Hardware-In-The-Loop Tests of Complex Control Software for Rocket Propulsion Systems

Abstract

Software of rocket propulsion systems has a very high complexity but must also guarantee an outstanding level of reliability. Therefore, extensive tests are inevitable during the development process to meet the requirements. However, ground tests of the entire propulsion system are extremely expensive and can not address all nominal and off-nominal behavior that could possibly occur during the mission. Hardware-in-the-loop simulations allow realistic testing of embedded systems (e.g., the engine controller or an actuator) by combining a software simulation with emulated electrical sensor and actuator signals. This contribution discusses hardware-in-the-loop methods for anomaly detection and control systems of rocket propulsion systems. We develop a roadmap surveying a step-by-step approach to demonstrate the reliability of advanced control algorithms and sketch how to deploy such algorithms on space-graded embedded systems.

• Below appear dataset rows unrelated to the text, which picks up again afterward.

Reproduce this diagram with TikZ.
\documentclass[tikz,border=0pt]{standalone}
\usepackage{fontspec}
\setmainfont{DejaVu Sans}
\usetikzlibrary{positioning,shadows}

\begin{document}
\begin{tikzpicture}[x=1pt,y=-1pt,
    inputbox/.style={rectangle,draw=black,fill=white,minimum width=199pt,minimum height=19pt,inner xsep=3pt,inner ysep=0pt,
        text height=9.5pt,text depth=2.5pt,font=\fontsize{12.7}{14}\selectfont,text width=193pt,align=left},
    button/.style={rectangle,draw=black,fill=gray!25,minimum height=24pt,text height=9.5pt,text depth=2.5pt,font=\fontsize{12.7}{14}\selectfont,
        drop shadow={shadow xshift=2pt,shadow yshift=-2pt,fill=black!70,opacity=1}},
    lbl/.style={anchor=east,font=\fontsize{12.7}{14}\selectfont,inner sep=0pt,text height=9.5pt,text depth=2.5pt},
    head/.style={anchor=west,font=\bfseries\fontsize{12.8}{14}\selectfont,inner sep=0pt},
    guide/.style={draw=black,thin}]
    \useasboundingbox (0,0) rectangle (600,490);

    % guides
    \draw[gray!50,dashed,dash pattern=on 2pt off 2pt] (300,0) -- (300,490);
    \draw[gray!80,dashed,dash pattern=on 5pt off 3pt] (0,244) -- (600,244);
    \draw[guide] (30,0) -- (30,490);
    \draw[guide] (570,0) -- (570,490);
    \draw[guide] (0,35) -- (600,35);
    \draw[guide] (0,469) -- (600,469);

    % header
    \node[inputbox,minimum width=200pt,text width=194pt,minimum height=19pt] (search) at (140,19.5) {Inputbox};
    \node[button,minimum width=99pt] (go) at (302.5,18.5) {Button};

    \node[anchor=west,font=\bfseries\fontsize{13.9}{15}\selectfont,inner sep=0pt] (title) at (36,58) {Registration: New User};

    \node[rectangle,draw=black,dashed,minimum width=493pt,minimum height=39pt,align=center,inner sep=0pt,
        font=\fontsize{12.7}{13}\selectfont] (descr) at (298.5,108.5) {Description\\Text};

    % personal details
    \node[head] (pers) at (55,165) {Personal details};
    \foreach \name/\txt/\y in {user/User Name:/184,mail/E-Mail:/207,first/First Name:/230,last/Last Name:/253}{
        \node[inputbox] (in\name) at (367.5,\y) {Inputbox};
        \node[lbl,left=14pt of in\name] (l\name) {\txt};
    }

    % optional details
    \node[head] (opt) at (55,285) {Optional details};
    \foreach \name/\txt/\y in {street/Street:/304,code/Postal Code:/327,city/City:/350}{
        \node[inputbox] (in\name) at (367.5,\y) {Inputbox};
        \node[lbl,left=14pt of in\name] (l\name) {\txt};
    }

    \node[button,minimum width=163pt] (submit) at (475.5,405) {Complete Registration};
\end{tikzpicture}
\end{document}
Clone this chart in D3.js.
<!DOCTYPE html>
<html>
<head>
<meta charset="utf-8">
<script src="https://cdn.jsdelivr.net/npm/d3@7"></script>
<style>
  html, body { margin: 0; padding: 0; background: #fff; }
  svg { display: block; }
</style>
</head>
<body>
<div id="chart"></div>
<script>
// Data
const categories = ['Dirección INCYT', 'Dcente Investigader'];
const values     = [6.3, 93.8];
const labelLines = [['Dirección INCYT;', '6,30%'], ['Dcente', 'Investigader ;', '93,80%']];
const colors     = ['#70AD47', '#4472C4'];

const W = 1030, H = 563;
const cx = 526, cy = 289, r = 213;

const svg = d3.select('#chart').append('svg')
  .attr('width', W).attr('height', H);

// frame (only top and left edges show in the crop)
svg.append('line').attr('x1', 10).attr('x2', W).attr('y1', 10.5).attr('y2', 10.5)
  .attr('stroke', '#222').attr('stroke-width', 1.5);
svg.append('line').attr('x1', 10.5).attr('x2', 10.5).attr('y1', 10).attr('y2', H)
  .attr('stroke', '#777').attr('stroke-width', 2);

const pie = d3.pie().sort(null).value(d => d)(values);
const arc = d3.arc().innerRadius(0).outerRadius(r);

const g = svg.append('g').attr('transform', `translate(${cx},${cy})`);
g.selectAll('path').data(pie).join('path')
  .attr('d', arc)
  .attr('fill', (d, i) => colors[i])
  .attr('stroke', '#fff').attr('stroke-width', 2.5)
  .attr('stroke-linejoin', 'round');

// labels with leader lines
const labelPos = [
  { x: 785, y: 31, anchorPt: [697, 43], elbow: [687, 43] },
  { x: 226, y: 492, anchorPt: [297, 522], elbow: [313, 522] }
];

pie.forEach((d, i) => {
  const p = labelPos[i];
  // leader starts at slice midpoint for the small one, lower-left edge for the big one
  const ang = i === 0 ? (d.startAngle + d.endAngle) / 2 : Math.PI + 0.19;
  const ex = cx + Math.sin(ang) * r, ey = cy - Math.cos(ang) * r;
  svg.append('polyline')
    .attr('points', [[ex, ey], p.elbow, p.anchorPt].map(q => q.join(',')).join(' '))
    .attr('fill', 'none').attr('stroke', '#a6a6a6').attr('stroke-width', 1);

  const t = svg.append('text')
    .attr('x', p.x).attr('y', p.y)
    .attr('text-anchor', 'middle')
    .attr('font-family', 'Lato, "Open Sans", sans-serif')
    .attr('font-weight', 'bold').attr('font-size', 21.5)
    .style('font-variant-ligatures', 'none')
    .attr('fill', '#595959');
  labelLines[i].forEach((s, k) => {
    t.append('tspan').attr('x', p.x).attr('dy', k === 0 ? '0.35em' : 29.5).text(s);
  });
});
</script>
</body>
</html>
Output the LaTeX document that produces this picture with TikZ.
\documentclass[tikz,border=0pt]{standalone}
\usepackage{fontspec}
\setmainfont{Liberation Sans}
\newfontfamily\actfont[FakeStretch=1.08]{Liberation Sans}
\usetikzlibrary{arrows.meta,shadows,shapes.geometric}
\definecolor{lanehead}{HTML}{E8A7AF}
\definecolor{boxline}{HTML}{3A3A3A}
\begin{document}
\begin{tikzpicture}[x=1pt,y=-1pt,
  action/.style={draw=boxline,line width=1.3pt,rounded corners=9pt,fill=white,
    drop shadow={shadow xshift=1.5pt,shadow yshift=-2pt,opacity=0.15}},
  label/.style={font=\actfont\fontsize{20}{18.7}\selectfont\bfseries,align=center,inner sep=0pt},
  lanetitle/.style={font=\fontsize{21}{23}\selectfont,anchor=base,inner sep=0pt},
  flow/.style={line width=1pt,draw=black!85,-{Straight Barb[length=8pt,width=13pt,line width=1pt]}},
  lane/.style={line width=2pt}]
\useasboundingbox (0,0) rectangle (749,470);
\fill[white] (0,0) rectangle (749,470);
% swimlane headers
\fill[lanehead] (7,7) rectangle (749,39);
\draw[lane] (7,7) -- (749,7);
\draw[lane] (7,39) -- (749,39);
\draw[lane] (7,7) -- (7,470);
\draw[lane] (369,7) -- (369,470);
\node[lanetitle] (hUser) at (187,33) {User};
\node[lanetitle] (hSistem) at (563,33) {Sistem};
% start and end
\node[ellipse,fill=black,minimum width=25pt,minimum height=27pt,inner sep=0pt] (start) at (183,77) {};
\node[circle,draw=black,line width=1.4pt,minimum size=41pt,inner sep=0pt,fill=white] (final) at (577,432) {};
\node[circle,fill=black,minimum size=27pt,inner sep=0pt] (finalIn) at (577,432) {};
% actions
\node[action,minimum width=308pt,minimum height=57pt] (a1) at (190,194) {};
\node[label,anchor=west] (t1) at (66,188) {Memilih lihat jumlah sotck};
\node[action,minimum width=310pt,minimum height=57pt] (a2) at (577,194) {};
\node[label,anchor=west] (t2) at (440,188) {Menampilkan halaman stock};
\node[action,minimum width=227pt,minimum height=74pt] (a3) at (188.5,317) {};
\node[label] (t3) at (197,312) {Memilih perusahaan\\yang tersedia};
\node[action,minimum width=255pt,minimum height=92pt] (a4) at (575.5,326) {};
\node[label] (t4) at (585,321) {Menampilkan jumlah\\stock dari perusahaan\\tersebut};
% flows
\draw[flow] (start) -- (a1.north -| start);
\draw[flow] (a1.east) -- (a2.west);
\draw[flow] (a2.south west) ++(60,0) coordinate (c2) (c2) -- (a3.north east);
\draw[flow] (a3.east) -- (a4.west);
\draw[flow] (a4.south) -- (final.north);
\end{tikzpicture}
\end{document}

In the future, adaptive and reconfigurable control for the propulsion system will become increasingly important. Adaptive control can tune the control actions to uncertain or changing system characteristics. Also, coupling the control algorithms to suitable anomaly detection systems allows the safe reaction to unforeseen events, which further improves the reliability of the propulsion system. The DLR Institute of Space Propulsion operates extensive test facilities for developing propulsion system technologies to operational maturity and ensuring their quality. Specific attitude pointing aspects of the propulsion system software can be simulated by high precision turntables at the company Zentrum für Telematik (ZfT). Within the cooperation between the DLR Institute and ZfT, different aspects of complex control software for propulsion systems are analyzed and tested using the available facilities.